▶ SHORT PROBLEM
Copy every line with the string "this" in it.

▶ DATA LISTING
--- BEGIN ---

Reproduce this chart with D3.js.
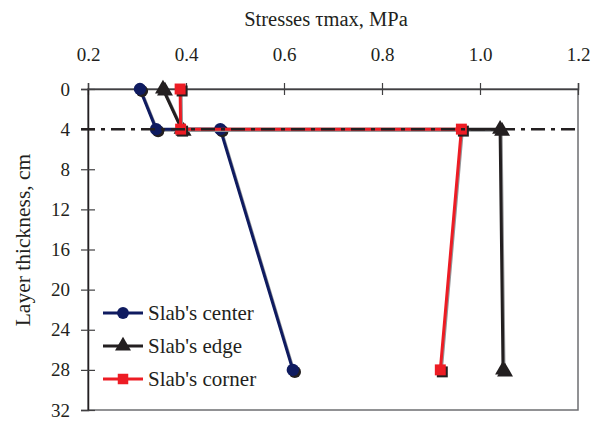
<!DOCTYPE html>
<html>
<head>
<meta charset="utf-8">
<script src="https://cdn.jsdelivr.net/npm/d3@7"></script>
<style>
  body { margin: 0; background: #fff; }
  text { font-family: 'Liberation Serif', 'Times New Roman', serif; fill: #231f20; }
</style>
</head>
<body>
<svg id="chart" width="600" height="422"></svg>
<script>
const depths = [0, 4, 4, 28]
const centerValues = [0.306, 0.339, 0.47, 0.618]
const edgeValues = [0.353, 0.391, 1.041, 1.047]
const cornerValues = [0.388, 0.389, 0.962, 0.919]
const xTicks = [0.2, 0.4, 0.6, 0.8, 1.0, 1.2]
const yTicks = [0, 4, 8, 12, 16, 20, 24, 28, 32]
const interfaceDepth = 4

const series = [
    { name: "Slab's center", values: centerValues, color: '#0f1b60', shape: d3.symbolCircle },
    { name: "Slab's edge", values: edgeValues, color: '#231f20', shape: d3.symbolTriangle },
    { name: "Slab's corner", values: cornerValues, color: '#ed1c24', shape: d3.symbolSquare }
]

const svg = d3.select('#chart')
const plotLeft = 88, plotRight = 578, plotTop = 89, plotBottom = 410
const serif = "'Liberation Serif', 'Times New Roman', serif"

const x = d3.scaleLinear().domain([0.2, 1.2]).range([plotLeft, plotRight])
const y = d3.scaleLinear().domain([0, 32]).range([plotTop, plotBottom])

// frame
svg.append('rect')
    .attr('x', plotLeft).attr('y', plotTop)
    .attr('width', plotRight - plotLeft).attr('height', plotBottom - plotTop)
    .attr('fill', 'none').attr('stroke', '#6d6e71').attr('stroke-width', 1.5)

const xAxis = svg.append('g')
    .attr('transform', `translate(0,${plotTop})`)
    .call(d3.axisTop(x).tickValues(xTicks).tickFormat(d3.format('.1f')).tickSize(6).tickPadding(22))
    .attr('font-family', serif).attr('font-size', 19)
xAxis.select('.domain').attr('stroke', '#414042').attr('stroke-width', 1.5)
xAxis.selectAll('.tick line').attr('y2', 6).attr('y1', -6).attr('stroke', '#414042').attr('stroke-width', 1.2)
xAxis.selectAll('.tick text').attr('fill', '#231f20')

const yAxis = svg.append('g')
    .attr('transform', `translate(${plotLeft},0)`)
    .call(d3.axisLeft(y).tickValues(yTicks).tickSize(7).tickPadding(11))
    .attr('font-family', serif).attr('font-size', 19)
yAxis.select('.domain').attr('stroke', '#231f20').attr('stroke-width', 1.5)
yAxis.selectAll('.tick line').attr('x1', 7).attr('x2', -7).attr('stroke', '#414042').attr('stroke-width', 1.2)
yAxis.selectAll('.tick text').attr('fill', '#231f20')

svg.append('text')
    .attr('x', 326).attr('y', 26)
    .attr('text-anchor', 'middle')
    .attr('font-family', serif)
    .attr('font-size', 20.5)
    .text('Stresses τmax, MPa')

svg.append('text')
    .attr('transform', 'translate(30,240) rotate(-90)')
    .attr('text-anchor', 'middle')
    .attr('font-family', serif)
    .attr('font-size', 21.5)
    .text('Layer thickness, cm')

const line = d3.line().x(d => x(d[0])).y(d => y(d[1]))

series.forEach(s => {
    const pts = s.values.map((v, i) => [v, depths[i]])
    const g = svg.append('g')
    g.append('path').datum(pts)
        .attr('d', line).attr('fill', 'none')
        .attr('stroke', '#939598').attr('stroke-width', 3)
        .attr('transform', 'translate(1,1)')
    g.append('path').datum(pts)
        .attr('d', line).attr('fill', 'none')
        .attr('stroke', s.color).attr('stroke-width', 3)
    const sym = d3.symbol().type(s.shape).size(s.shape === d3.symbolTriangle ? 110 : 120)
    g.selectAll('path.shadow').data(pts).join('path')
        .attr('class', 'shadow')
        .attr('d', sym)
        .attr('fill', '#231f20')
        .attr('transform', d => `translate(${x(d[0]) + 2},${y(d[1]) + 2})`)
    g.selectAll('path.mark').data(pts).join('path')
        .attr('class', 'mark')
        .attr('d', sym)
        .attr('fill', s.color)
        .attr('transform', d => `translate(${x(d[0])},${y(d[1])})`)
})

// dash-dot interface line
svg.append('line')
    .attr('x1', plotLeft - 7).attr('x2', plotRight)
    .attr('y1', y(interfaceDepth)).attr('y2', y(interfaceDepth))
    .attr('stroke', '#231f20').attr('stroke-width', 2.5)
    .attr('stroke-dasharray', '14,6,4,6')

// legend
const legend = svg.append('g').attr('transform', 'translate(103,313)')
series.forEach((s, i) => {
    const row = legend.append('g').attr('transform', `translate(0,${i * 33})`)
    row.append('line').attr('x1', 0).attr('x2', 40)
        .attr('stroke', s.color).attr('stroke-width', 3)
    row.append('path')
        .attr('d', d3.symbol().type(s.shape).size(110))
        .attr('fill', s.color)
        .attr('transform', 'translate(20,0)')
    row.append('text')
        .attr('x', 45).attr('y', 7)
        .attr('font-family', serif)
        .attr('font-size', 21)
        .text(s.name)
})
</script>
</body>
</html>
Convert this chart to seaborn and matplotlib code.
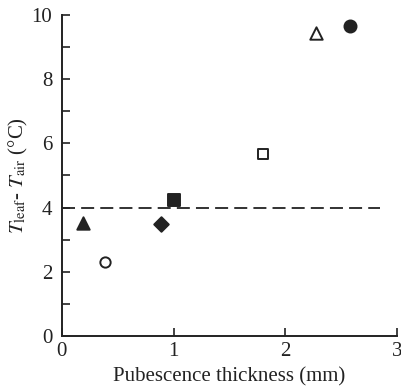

--- END ---
--- BEGIN ---

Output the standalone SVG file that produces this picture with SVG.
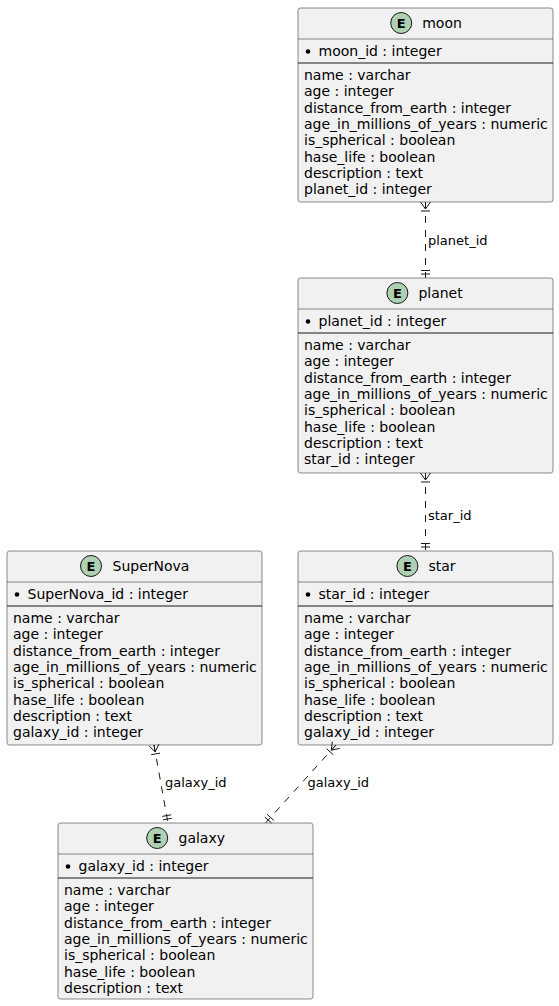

--- END ---
--- BEGIN ---

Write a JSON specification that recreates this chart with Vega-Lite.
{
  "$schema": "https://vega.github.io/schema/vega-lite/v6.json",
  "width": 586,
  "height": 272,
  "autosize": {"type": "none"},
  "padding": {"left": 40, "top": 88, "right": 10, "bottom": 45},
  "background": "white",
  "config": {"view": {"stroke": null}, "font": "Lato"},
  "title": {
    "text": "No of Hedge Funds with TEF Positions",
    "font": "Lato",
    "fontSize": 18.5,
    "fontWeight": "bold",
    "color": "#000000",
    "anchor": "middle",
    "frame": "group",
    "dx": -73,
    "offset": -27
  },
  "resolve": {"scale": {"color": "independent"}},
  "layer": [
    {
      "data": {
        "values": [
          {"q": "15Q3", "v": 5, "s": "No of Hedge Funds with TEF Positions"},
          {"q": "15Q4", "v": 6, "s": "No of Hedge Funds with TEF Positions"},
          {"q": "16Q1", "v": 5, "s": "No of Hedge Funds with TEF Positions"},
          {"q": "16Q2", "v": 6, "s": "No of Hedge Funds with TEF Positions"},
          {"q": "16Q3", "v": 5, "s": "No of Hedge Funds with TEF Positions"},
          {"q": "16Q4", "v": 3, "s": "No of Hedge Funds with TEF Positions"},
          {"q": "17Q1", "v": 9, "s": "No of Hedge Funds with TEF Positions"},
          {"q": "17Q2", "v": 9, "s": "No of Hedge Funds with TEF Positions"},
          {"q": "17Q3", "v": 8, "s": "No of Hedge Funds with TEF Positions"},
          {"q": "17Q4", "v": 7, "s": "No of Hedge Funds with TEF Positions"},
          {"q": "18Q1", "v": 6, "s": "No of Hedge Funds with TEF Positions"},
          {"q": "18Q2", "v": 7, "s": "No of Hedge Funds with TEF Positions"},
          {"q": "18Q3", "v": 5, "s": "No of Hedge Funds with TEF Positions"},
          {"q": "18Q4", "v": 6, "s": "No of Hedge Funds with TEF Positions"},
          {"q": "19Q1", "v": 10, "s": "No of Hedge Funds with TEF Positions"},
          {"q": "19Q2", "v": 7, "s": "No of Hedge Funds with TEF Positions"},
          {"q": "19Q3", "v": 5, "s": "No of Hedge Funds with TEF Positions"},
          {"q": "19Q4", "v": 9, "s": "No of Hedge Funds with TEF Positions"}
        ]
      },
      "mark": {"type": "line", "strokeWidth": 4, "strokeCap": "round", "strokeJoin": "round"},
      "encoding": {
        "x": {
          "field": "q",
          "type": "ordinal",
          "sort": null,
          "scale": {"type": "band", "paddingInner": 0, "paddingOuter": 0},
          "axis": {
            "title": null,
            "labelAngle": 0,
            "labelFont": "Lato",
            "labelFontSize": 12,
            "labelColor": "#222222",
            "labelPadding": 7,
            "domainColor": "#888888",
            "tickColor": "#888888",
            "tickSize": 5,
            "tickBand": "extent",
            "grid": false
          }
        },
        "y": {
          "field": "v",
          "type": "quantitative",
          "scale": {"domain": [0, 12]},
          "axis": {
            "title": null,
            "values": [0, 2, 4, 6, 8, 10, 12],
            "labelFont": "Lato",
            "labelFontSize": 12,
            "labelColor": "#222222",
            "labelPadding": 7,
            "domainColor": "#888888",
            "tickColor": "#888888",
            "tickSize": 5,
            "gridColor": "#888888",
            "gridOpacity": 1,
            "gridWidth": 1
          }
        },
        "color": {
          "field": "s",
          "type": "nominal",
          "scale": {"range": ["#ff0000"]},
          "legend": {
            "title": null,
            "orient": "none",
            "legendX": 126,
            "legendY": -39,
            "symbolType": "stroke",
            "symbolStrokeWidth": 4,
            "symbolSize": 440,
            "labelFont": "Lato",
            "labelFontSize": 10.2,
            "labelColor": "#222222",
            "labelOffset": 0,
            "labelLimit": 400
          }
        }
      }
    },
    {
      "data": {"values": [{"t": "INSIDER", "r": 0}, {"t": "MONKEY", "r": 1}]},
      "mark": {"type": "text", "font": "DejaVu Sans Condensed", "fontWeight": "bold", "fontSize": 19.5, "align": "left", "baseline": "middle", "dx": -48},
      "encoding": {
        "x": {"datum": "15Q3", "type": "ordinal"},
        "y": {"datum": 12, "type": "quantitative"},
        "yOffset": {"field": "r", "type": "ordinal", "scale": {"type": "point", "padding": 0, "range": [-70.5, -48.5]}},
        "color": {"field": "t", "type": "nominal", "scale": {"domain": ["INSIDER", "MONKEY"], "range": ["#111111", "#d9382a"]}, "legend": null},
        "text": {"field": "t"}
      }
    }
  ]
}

--- END ---

▶ WORKED SOLUTION
Reproduce this chart with D3.js.
Convert this chart to seaborn and matplotlib code.
Output the standalone SVG file that produces this picture with SVG.
Write a JSON specification that recreates this chart with Vega-Lite.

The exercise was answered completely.